■ **Information supplied**:
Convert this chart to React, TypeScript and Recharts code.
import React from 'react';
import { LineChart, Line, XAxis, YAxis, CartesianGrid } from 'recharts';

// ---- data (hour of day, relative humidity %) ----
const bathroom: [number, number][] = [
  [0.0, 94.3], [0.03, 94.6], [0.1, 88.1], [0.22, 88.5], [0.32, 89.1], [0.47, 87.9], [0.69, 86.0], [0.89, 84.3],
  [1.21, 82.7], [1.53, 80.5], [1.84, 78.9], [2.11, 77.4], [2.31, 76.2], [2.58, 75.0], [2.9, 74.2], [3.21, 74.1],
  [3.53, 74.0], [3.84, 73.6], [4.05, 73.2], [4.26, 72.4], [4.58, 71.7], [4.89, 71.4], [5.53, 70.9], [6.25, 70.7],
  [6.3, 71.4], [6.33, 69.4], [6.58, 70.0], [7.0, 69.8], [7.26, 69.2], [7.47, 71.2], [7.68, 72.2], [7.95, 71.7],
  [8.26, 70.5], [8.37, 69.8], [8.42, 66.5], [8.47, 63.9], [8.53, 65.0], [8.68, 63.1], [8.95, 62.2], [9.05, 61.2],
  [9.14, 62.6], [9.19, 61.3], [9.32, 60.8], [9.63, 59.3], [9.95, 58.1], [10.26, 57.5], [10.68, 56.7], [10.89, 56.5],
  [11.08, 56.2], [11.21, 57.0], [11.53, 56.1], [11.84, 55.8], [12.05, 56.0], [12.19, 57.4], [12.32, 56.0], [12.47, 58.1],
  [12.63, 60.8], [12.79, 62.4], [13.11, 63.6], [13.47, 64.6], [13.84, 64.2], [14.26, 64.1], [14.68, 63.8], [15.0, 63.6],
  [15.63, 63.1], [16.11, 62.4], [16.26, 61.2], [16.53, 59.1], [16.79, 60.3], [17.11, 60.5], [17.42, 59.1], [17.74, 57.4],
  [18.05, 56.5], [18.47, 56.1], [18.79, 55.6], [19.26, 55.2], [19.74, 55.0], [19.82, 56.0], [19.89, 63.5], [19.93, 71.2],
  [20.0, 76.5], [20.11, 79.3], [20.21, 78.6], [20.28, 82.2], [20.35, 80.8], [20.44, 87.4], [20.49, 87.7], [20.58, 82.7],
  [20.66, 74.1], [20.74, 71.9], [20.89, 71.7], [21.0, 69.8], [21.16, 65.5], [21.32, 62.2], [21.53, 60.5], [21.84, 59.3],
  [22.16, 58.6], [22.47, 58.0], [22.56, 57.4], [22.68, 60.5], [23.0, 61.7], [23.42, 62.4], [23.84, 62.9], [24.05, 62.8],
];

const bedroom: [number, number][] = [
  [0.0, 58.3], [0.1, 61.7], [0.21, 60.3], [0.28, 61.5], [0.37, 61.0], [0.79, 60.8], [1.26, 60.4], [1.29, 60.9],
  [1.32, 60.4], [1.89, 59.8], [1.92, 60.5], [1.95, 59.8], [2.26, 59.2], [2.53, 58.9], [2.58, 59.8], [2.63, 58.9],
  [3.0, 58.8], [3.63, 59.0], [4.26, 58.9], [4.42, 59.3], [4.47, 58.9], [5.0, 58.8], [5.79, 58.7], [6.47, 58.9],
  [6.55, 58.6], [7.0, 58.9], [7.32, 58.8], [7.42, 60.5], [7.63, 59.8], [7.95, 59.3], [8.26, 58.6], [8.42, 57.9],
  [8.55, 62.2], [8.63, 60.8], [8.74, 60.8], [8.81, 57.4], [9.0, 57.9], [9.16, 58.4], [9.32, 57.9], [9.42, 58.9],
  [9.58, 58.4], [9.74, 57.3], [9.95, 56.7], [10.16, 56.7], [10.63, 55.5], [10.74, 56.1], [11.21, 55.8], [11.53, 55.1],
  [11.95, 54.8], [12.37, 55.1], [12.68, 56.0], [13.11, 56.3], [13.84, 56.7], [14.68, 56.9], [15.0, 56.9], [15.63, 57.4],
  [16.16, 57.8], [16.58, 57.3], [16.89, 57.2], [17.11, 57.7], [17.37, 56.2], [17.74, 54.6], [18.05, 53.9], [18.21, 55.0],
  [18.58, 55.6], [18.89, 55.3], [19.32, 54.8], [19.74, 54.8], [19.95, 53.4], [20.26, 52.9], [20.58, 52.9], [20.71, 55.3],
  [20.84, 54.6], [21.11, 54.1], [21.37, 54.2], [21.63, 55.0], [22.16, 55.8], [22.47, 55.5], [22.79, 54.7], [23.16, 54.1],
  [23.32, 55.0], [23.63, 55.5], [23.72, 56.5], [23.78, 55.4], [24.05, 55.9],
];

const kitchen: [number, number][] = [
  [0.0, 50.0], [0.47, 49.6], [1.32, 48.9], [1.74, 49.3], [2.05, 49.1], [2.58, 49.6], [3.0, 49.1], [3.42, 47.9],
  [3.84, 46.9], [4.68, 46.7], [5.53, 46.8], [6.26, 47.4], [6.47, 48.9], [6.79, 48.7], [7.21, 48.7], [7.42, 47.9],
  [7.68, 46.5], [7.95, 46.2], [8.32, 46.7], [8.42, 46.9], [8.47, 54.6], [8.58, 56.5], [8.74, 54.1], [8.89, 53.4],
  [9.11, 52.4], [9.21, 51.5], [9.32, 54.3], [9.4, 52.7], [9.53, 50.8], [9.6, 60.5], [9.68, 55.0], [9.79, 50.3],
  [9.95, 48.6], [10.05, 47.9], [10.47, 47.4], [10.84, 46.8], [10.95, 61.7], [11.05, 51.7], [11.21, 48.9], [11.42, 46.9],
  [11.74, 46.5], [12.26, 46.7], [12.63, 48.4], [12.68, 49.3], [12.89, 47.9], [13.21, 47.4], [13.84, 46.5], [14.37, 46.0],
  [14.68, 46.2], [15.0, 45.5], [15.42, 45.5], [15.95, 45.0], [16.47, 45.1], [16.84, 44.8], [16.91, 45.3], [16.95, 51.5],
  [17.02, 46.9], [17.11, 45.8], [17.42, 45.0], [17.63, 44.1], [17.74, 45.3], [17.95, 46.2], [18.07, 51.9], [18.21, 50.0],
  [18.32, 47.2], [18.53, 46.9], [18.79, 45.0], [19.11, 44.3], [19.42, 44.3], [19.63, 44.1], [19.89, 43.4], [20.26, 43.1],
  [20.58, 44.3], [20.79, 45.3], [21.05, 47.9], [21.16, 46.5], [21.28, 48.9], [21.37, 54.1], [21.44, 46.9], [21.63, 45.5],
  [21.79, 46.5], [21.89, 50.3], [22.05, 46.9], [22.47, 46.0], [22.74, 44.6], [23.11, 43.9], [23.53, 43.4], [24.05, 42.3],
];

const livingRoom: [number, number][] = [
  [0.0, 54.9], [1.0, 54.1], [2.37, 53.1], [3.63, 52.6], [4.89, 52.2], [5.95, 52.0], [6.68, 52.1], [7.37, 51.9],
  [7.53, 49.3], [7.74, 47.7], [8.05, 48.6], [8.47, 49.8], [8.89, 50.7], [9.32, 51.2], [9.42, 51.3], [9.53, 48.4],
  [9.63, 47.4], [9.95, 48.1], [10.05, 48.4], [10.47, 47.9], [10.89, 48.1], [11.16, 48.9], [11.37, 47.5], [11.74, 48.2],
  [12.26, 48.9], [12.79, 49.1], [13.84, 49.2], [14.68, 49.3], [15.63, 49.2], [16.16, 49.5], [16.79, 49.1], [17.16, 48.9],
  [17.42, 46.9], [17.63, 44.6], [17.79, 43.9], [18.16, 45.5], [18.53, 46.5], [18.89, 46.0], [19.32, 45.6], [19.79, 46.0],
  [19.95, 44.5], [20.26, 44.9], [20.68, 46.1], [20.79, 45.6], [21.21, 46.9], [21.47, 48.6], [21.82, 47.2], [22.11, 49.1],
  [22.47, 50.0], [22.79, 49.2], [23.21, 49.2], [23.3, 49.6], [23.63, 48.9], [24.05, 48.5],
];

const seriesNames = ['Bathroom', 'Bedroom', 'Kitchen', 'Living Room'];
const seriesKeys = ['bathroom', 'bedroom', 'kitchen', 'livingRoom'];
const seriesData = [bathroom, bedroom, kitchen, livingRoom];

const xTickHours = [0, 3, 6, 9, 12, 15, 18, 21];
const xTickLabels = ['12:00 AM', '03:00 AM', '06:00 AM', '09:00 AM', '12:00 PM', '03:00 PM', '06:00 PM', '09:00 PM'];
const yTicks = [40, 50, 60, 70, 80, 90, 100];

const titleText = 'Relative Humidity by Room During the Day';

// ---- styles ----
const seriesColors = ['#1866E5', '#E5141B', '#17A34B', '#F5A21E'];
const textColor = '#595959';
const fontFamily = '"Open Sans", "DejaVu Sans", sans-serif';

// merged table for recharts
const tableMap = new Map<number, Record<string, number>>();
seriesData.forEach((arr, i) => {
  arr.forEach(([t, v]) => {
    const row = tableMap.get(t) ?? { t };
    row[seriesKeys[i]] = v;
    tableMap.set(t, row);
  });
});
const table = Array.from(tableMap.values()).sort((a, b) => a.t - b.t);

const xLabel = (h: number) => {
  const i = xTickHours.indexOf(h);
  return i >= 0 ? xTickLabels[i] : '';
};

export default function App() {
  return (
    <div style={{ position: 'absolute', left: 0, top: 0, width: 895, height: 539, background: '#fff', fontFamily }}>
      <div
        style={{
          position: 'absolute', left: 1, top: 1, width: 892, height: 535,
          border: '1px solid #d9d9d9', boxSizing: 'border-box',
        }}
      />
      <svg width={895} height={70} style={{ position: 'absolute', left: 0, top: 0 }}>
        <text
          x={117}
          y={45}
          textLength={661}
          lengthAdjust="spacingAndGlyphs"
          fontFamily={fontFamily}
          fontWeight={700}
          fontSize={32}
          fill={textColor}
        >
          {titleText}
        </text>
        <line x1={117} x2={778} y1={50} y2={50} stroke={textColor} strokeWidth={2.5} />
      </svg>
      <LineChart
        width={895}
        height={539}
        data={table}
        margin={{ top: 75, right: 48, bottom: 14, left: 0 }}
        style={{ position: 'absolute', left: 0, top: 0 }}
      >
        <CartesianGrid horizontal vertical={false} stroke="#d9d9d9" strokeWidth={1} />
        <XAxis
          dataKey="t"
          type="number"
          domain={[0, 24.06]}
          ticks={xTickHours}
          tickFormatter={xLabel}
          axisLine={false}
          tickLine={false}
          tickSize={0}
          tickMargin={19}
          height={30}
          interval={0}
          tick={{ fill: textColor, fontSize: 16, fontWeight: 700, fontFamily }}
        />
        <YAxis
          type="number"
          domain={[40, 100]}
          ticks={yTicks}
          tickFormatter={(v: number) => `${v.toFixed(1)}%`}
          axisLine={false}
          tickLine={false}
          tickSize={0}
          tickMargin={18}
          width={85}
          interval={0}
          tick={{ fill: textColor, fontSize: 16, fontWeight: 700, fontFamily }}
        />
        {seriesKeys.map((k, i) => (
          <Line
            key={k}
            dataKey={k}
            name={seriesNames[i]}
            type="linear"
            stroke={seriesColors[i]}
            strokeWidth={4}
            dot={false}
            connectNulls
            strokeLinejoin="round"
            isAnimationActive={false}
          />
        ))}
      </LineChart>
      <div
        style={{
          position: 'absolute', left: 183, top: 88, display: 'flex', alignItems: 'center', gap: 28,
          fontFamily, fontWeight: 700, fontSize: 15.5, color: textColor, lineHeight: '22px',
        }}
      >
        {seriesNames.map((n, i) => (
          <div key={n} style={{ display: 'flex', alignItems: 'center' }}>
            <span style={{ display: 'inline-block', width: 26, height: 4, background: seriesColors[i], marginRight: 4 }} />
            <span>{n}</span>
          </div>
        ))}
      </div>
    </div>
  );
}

■ **What you need to do**: Your output must be the lines of the material above, from the first through the line that contains "XAxis, YAxis, CartesianGrid", copied exactly. Include both endpoints and nothing else.

■ **Exercise result**:
Convert this chart to React, TypeScript and Recharts code.
import React from 'react';
import { LineChart, Line, XAxis, YAxis, CartesianGrid } from 'recharts';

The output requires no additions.